Jacob, like you and I, our church, or our nation has not gotten better or improved without wrestling with issues concerns and challenges we too long have avoided. Wrestling with issues and striving is codified in the founding documents of our nation, quote; “We the people in order to form a more perfect union, establish justice, ensure domestic tranquility…for the common defense, promote general welfare, secure the blessings of liberty…to establish this nation.” What does this mean? It means we will wrestle with whatever impedes or deny these truths to we the people, not some of the people, but all of the people.

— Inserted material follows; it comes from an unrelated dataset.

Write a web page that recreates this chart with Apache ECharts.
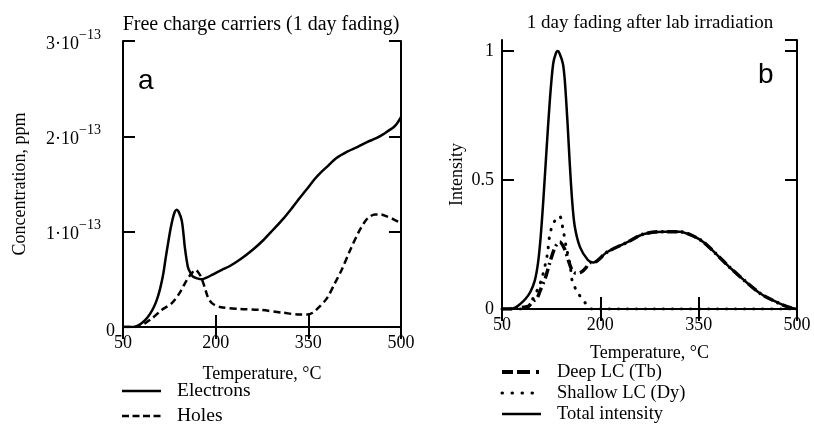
<!DOCTYPE html>
<html>
<head>
<meta charset="utf-8">
<script src="https://cdn.jsdelivr.net/npm/echarts@6/dist/echarts.min.js"></script>
<style>
  html, body { margin: 0; padding: 0; background: #fff; }
  #chart { width: 814px; height: 425px; }
</style>
</head>
<body>
<div id="chart"></div>
<script>
// panel a: free charge carriers, concentration in units of 1e-13 ppm
const elecT = [50, 65, 72, 79, 87, 94, 100, 105, 110, 115, 119, 123, 127, 131, 134, 137, 140, 145, 148, 150, 155, 159, 163, 170, 178, 186, 195, 210, 223, 240, 260, 277, 293, 310, 325, 337, 348, 360, 370, 380, 395, 413, 430, 445, 460, 471, 480, 487, 493, 500]
const elecV = [0, 0, 0.01, 0.035, 0.08, 0.14, 0.21, 0.29, 0.4, 0.55, 0.72, 0.88, 1.03, 1.15, 1.21, 1.23, 1.21, 1.12, 0.97, 0.84, 0.63, 0.57, 0.53, 0.51, 0.5, 0.52, 0.55, 0.6, 0.64, 0.71, 0.81, 0.91, 1.02, 1.14, 1.26, 1.36, 1.45, 1.55, 1.62, 1.68, 1.77, 1.84, 1.89, 1.94, 1.98, 2.02, 2.06, 2.09, 2.13, 2.2]
const holeT = [50, 70, 78, 86, 97, 113, 129, 142, 153, 162, 167, 171, 176, 180, 184, 187, 194, 207, 239, 272, 309, 336, 348, 357, 366, 380, 393, 404, 418, 431, 442, 450, 458, 467, 477, 488, 500]
const holeV = [0, 0, 0.01, 0.04, 0.09, 0.18, 0.25, 0.36, 0.49, 0.57, 0.6, 0.58, 0.53, 0.46, 0.38, 0.32, 0.25, 0.21, 0.19, 0.18, 0.15, 0.13, 0.13, 0.15, 0.2, 0.3, 0.46, 0.6, 0.81, 0.99, 1.11, 1.16, 1.18, 1.18, 1.16, 1.13, 1.09]

// panel b: normalised TL intensity
const totalT = [50, 60, 70, 78, 86, 93, 100, 105, 109, 113, 118, 123, 128, 132, 135, 138, 143, 146, 150, 153, 157, 161, 169, 181, 189, 210, 242, 265, 296, 321, 340, 357, 378, 398, 420, 444, 462, 479, 490, 500]
const totalV = [0, 0, 0.005, 0.02, 0.04, 0.065, 0.11, 0.18, 0.28, 0.42, 0.62, 0.81, 0.95, 0.99, 1.0, 0.99, 0.95, 0.88, 0.72, 0.58, 0.42, 0.32, 0.24, 0.19, 0.18, 0.22, 0.26, 0.29, 0.3, 0.3, 0.285, 0.26, 0.21, 0.16, 0.11, 0.06, 0.035, 0.015, 0.005, 0]
const deepT = [50, 60, 75, 90, 97, 103, 108, 116, 123, 131, 138, 146, 151, 157, 162, 166, 172, 178, 184, 189, 210, 242, 265, 296, 321, 340, 357, 378, 398, 420, 444, 462, 479, 490, 500]
const deepV = [0, 0, 0.005, 0.01, 0.03, 0.04, 0.07, 0.12, 0.18, 0.24, 0.26, 0.23, 0.19, 0.15, 0.14, 0.14, 0.145, 0.16, 0.18, 0.18, 0.22, 0.26, 0.29, 0.3, 0.3, 0.285, 0.26, 0.21, 0.16, 0.11, 0.06, 0.035, 0.015, 0.005, 0]
const shallowT = [50, 85, 97, 105, 111, 119, 123, 128, 133, 138, 143, 148, 154, 157, 164, 172, 180, 187, 500]
const shallowV = [0, 0, 0.04, 0.08, 0.12, 0.21, 0.29, 0.33, 0.35, 0.36, 0.31, 0.24, 0.17, 0.11, 0.07, 0.04, 0.015, 0, 0]

const zip = (xs, ys) => xs.map((x, i) => [x, ys[i]])

const serif = 'Liberation Serif'
const ink = '#000'

// each panel: labelled bottom/left axes plus bare top/right ones for the inward ticks
function xAxes(grid, gap) {
  const base = {
    type: 'value', gridIndex: grid, min: 50, max: 500, interval: 150,
    splitLine: { show: false },
    axisLine: { lineStyle: { color: ink, width: 2 } },
    axisTick: { inside: true, length: 12, lineStyle: { color: ink, width: 2 } }
  }
  return [
    Object.assign({}, base, {
      position: 'bottom', name: 'Temperature, °C', nameLocation: 'middle', nameGap: gap,
      nameTextStyle: { fontFamily: serif, fontSize: 18, color: ink },
      axisLabel: { fontFamily: serif, fontSize: 18, color: ink, margin: 7 }
    }),
    Object.assign({}, base, { position: 'top', axisLabel: { show: false } })
  ]
}

function yAxes(grid, max, interval, name, gap, fmt, rich) {
  const base = {
    type: 'value', gridIndex: grid, min: 0, max: max, interval: interval,
    splitLine: { show: false },
    axisLine: { show: true, lineStyle: { color: ink, width: 2 } },
    axisTick: { inside: true, length: 12, lineStyle: { color: ink, width: 2 } }
  }
  return [
    Object.assign({}, base, {
      position: 'left', name: name, nameLocation: 'middle', nameGap: gap,
      nameTextStyle: { fontFamily: serif, fontSize: 18, color: ink },
      axisLabel: { fontFamily: serif, fontSize: 18, color: ink, margin: 8, formatter: fmt, rich: rich }
    }),
    Object.assign({}, base, { position: 'right', axisLabel: { show: false } })
  ]
}

// legend samples + captions, drawn by hand so the dash patterns match
function legendRow(x, y, text, size, dash, width, cap) {
  return [
    { type: 'line', shape: { x1: x, y1: y, x2: x + 39, y2: y },
      style: { stroke: ink, lineWidth: width, lineDash: dash, lineCap: cap || 'butt' } },
    { type: 'text', x: x + 55, y: y, style: { text: text, font: size + 'px "Liberation Serif"', fill: ink, verticalAlign: 'middle' } }
  ]
}

function curve(name, grid, xs, ys, lineStyle) {
  return {
    name: name, type: 'line', xAxisIndex: grid * 2, yAxisIndex: grid * 2,
    data: zip(xs, ys), smooth: 0.3, symbol: 'none',
    lineStyle: Object.assign({ color: ink }, lineStyle)
  }
}

const chart = echarts.init(document.getElementById('chart'), null, { renderer: 'canvas' })

chart.setOption({
  backgroundColor: '#fff',
  animation: false,
  grid: [
    { left: 123, top: 41, width: 278, height: 286 },
    { left: 502, top: 40, width: 295, height: 269 }
  ],
  xAxis: [].concat(xAxes(0, 38), xAxes(1, 35)),
  yAxis: [].concat(
    yAxes(0, 3, 1, 'Concentration, ppm', 94,
      v => v === 0 ? '{z|0}' : '{b|' + v + '·10}{s|−13}',
      {
        z: { fontFamily: serif, fontSize: 18, color: ink, padding: [8, 0, 0, 0] },
        b: { fontFamily: serif, fontSize: 18, color: ink, padding: [6, 0, 0, 0] },
        s: { fontFamily: serif, fontSize: 14, color: ink, padding: [0, 14, 12, 0] }
      }),
    yAxes(1, 1.043, 0.5, 'Intensity', 36, v => String(v))
  ),
  graphic: [].concat(
    [
      { type: 'text', x: 261, y: 25, style: { text: 'Free charge carriers (1 day fading)', font: '20px "Liberation Serif"', fill: ink, align: 'center', verticalAlign: 'middle' } },
      { type: 'text', x: 650, y: 23, style: { text: '1 day fading after lab irradiation', font: '19px "Liberation Serif"', fill: ink, align: 'center', verticalAlign: 'middle' } },
      { type: 'text', x: 138, y: 81, style: { text: 'a', font: '28px "Liberation Sans"', fill: ink, align: 'left', verticalAlign: 'middle' } },
      { type: 'text', x: 758, y: 75, style: { text: 'b', font: '28px "Liberation Sans"', fill: ink, align: 'left', verticalAlign: 'middle' } }
    ],
    legendRow(122, 391, 'Electrons', 19.5, null, 2.5),
    legendRow(122, 416, 'Holes', 19.5, [7, 3.5], 2.5),
    legendRow(502, 372, 'Deep LC (Tb)', 18.5, [11, 4, 13, 6, 3, 10], 4),
    legendRow(502, 393, 'Shallow LC (Dy)', 18.5, [0.5, 9.5], 3, 'round'),
    legendRow(502, 414, 'Total intensity', 18.5, null, 2.5)
  ),
  series: [
    curve('Electrons', 0, elecT, elecV, { width: 2.5 }),
    curve('Holes', 0, holeT, holeV, { width: 2.5, type: [7, 4] }),
    curve('Total intensity', 1, totalT, totalV, { width: 2.5 }),
    curve('Deep LC (Tb)', 1, deepT, deepV, { width: 3.5, type: [10, 4, 2, 4] }),
    curve('Shallow LC (Dy)', 1, shallowT, shallowV, { width: 3, type: [0.5, 8.5], cap: 'round' })
  ]
})
</script>
</body>
</html>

Consider for a moment what we are wrestling with today in our nation. Ponder also what we are wrestling with here at St. Peter’s and nearly every church in this nation, as we strive for a more “perfect nation and church.”
We’re wrestling with declining and aging membership, declining worship attendance, we’re wrestling with what hymns we’re going to sing, and how we should sing them, what words, and rituals we’re recite. We’re wrestling with what or if there is a future St. Peter’s is worthy to have?

Our nation is wrestling with some monumental and momentous challenges, and we’re not doing well with that continues to stricken and kill. This past week our nation laid to rest a genuine hero who made our nation wrestle with it’s racist past, and present racial challenges, in the personhood of Congressman John Robert Lewis, who dedicated his life to proposition of making good trouble, so as a people, as a nation we would continue to strive for a more perfect union. To be that bright light in times of darkness beckoning tired, huddled masses seeking a better existence, and those here a more just experience.

The demorcarcy of our nation must be tended to, it must be nourished, it must be cared for, and protected, that’s work, hard work, but work we’re all called and charged to engage in, as we work for a more perfect union.

As I close To make St. Peter’s a more perfect church, we’re going to have to wrestle with stuff that not easy, nor popular, nor makes many if not all feel good about doing. Personal wants, ideas, thoughts versus or over against what the will, nature ways of God dictate and direct us to be and do.
It will be hard work, we’re tasked with it, but we’re not alone in this endeavor. Much like Jacob as we wrestle with our own stuff. Pray for God’s presence, and hold on tight to God, not letting go, until God blesses you, You maybe injured, you maybe hurt, but better to hobble, limp, or crawl into glory and heaven, than to walk upright into oblivion or hell. What Are you Wrestling with to make a more you, a more perfect church, a more perfect nation?